Americans have always believed they live in a land of opportunity, where anybody who has a good idea, determination, and a willingness to work hard can start a business and prosper. In practice, this belief in entrepreneurship has taken many forms, from the self-employed individual to the global conglomerate.
In 19th-century America, as small agricultural enterprises rapidly spread across the vast expanse of the American frontier, the homesteading farmer embodied many of the ideals of the economic individualist. But as the nation’s population grew and cities assumed increased economic importance, the dream of being in business for oneself evolved to include small merchants, independent craftsmen, and self-reliant professionals as well.

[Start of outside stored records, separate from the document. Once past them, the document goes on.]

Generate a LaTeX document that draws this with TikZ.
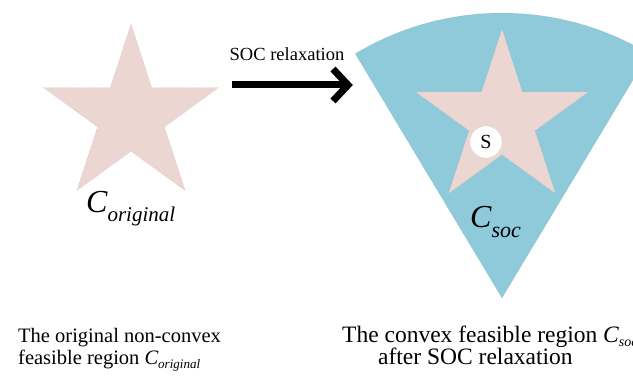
\documentclass[tikz,border=0pt]{standalone}
\usepackage{fontspec}
\setmainfont{Liberation Serif}
\newfontfamily\tnr{Liberation Serif}
\usetikzlibrary{shapes.geometric,calc}
\definecolor{starpink}{HTML}{EBD6D2}
\definecolor{fanblue}{HTML}{8ECAD9}
\newcommand{\fsz}[1]{\tnr\fontsize{#1}{#1}\selectfont}
\begin{document}
\begin{tikzpicture}[x=1pt,y=-1pt,
  faint/.style={draw=gray!70, densely dotted, line width=0.3pt},
  region/.style={star, star points=5, star point ratio=2.618, inner sep=0pt, fill=starpink, faint},
  lbl/.style={inner sep=0pt, anchor=base west},
  thickarrow/.style={line width=7pt, draw=black},
  captionL/.style={lbl, font=\fsz{20.5}},
  captionR/.style={lbl, font=\fsz{23.5}}]
\useasboundingbox (0,0) rectangle (633,377);
\clip (0,0) rectangle (633,377);
\fill[white] (0,0) rectangle (633,377);
% convex fan region
\coordinate (apex) at (502,298);
\path[fill=fanblue, faint] (apex) -- ++(121:285pt) arc[start angle=121, end angle=59, radius=285pt] -- cycle;
% stars
\node[region, minimum size=184pt] (star1) at (131,116) {};
\node[region, minimum size=182pt] (star2) at (502,120) {};
% S point
\node[circle, fill=white, faint, minimum size=32pt, inner sep=0pt, font=\fsz{20}] (s) at (486,142) {S};
% region labels
\node[lbl, font=\fsz{32}] (corig) at (86,213) {{\itshape C}\raisebox{-9pt}{\fsz{21}\itshape original}};
\node[lbl, font=\fsz{32}] (csoc) at (470,228) {{\itshape C}\raisebox{-10pt}{\fsz{22}\itshape soc}};
% arrow
\coordinate (arrS) at (232,85);
\coordinate (arrT) at (348,85);
\draw[thickarrow] (arrS) -- (arrT);
\draw[thickarrow, miter limit=10] ($(arrT)+(-15,-16)$) -- (arrT) -- ($(arrT)+(-15,16)$);
\node[lbl, anchor=base, font=\fsz{18.5}] (soclbl) at (287,61) {SOC relaxation};
% captions
\node[captionL] (t1) at (18,342) {The original non-convex};
\node[captionL] (t2) at (18,365) {feasible region {\itshape C}\raisebox{-4pt}{\fsz{13}\itshape original}};
\node[captionR] (t3) at (342,342) {The convex feasible region {\itshape C}\raisebox{-5pt}{\fsz{14}\itshape soc}};
\node[captionR] (t4) at (378,365) {after SOC relaxation};
\end{tikzpicture}
\end{document}
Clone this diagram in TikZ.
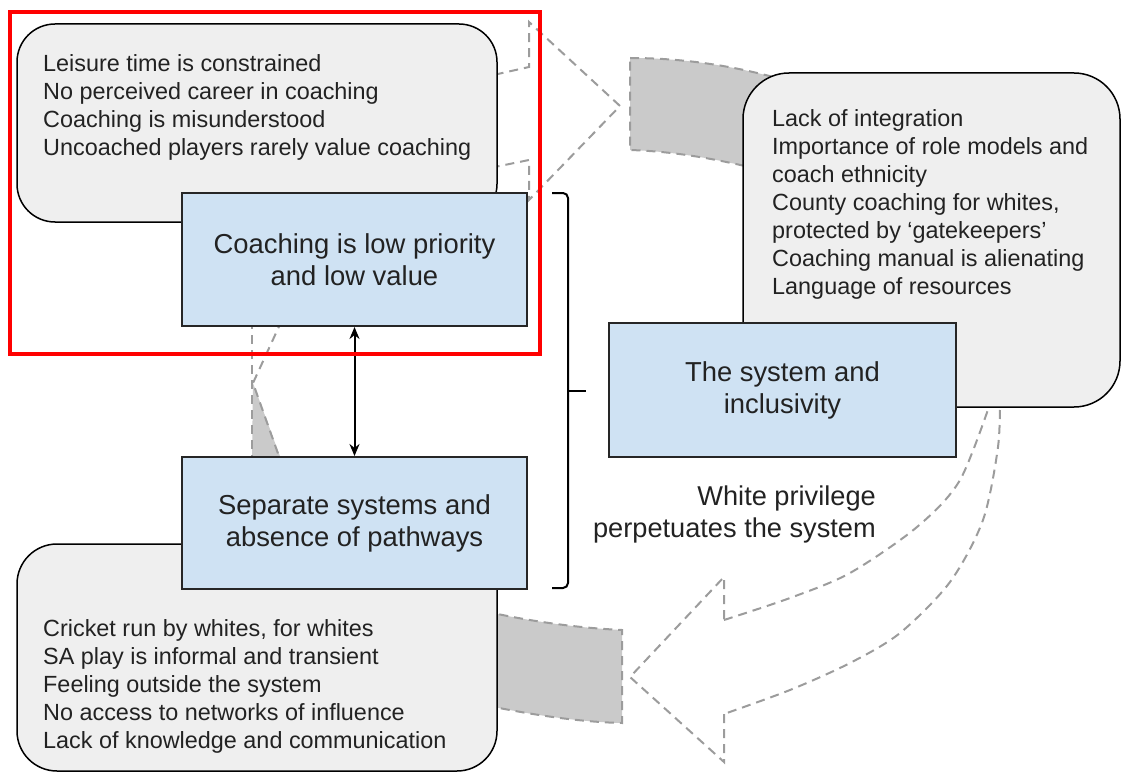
\documentclass[tikz,border=0pt]{standalone}
\usepackage{fontspec}
\setmainfont{Liberation Sans}
\usetikzlibrary{arrows.meta}
\definecolor{boxgray}{HTML}{EFEFEF}
\definecolor{boxblue}{HTML}{CFE2F3}
\definecolor{dashgray}{HTML}{9C9C9C}
\definecolor{bandgray}{HTML}{CACACA}
\definecolor{txt}{HTML}{222222}
\begin{document}
\begin{tikzpicture}[x=1pt,y=-1pt,
  graybox/.style={draw=black, line width=1.5pt, fill=boxgray, inner sep=0pt},
  bluebox/.style={draw=black!85, line width=2pt, fill=boxblue, inner sep=0pt, align=center,
    font=\fontsize{27.4}{32}\selectfont, text=txt},
  graytext/.style={font=\fontsize{23.4}{28}\selectfont, align=left, inner sep=0pt, text=txt},
  bigtext/.style={font=\fontsize{27.2}{32}\selectfont, inner sep=0pt, text=txt},
  dashcurve/.style={draw=dashgray, line width=2pt, dash pattern=on 9pt off 6pt},
  brace/.style={draw=black, line width=2pt, rounded corners=5pt},
  focusbox/.style={draw=red, line width=4pt, inner sep=0pt}]
\useasboundingbox (0,0) rectangle (1122,773);

% ---- cyclic dashed arrows (behind everything) ----
% top arrow
\draw[dashcurve, fill=bandgray] (630,58) .. controls (690,58) and (750,68) .. (810,88)
  -- (810,182) .. controls (740,164) and (690,152) .. (630,150) -- cycle;
\draw[dashcurve] (480,78) -- (529,67) -- (529,22) -- (620,106) -- (529,200) -- (529,160) -- (480,170);
% right arrow
\draw[dashcurve] plot[smooth] coordinates {(1000,395) (998,447) (983,520) (950,582) (900,633) (850,663) (790,690) (724,714)};
\draw[dashcurve] plot[smooth] coordinates {(724,620) (790,598) (850,573) (917,527) (960,480) (992,398)};
\draw[dashcurve] (724,714) -- (724,762) -- (630,677) -- (724,577) -- (724,620);
% bottom band
\draw[dashcurve, fill=bandgray] (470,608) .. controls (530,622) and (580,628) .. (622,630)
  -- (622,723) .. controls (580,722) and (530,715) .. (470,702) -- cycle;
% left twist
\fill[bandgray] (253,383) -- (281,459) -- (252,459) -- cycle;
\draw[dashcurve] (252,320) -- (252,462);
\draw[dashcurve] (282,320) -- (253,383) -- (281,462);

% ---- gray boxes ----
\node[graybox, rounded corners=38pt, minimum width=480pt, minimum height=198pt] (g1) at (257,123) {};
\node[graybox, rounded corners=46pt, minimum width=377pt, minimum height=334pt] (g2) at (931.5,240) {};
\node[graybox, rounded corners=40pt, minimum width=480pt, minimum height=227pt] (g3) at (257,657.5) {};

\node[graytext, anchor=west] (t1) at (43,107) {Leisure time is constrained\\No perceived career in coaching\\Coaching is misunderstood\\Uncoached players rarely value coaching};
\node[graytext, anchor=west] (t2) at (772,204.5) {Lack of integration\\Importance of role models and\\coach ethnicity\\County coaching for whites,\\protected by `gatekeepers'\\Coaching manual is alienating\\Language of resources};
\node[graytext, anchor=west] (t3) at (43,686) {Cricket run by whites, for whites\\SA play is informal and transient\\Feeling outside the system\\No access to networks of influence\\Lack of knowledge and communication};

% ---- blue boxes ----
\node[bluebox, minimum width=345pt, minimum height=133pt] (b1) at (354.5,259.5) {Coaching is low priority\\and low value};
\node[bluebox, minimum width=345pt, minimum height=132pt] (b2) at (354.5,523) {Separate systems and\\absence of pathways};
\node[bluebox, minimum width=347pt, minimum height=134pt] (b3) at (782.5,390) {The system and\\inclusivity};

\node[bigtext, align=right, anchor=east] (wp) at (876,514) {White privilege\\perpetuates the system};

% ---- double arrow ----
\draw[line width=2pt, {Stealth[length=12pt,width=10pt]}-{Stealth[length=12pt,width=10pt]}] (b1.south) -- (b2.north);

% ---- bracket ----
\coordinate (bt) at (552,193);
\coordinate (bb) at (552,588);
\coordinate (bm) at (568,391);
\coordinate (bx) at (586,391);
\draw[brace] (bt) -- (568,193) -- (568,588) -- (bb);
\draw[line width=2pt] (bm) -- (bx);

% ---- red focus frame ----
\node[focusbox, minimum width=530pt, minimum height=342pt] (focus) at (275,183) {};
\end{tikzpicture}
\end{document}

The 20th century, continuing a trend that began in the latter part of the 19th century, brought an enormous leap in the scale and complexity of economic activity. In many industries, small enterprises had trouble raising sufficient funds and operating on a scale large enough to produce most efficiently all of the goods demanded by an increasingly sophisticated and affluent population. In this environment, the modern corporation, often employing hundreds or even thousands of workers, assumed increased importance.
Today, the American economy boasts a wide array of enterprises, ranging from one-person sole proprietorships to some of the world’s largest corporations. In 1995, there were 16.4 million non-farm, sole proprietorships, 1.6 million partnerships, and 4.5 million corporations in the United States, a total of 22.5 million independent enterprises.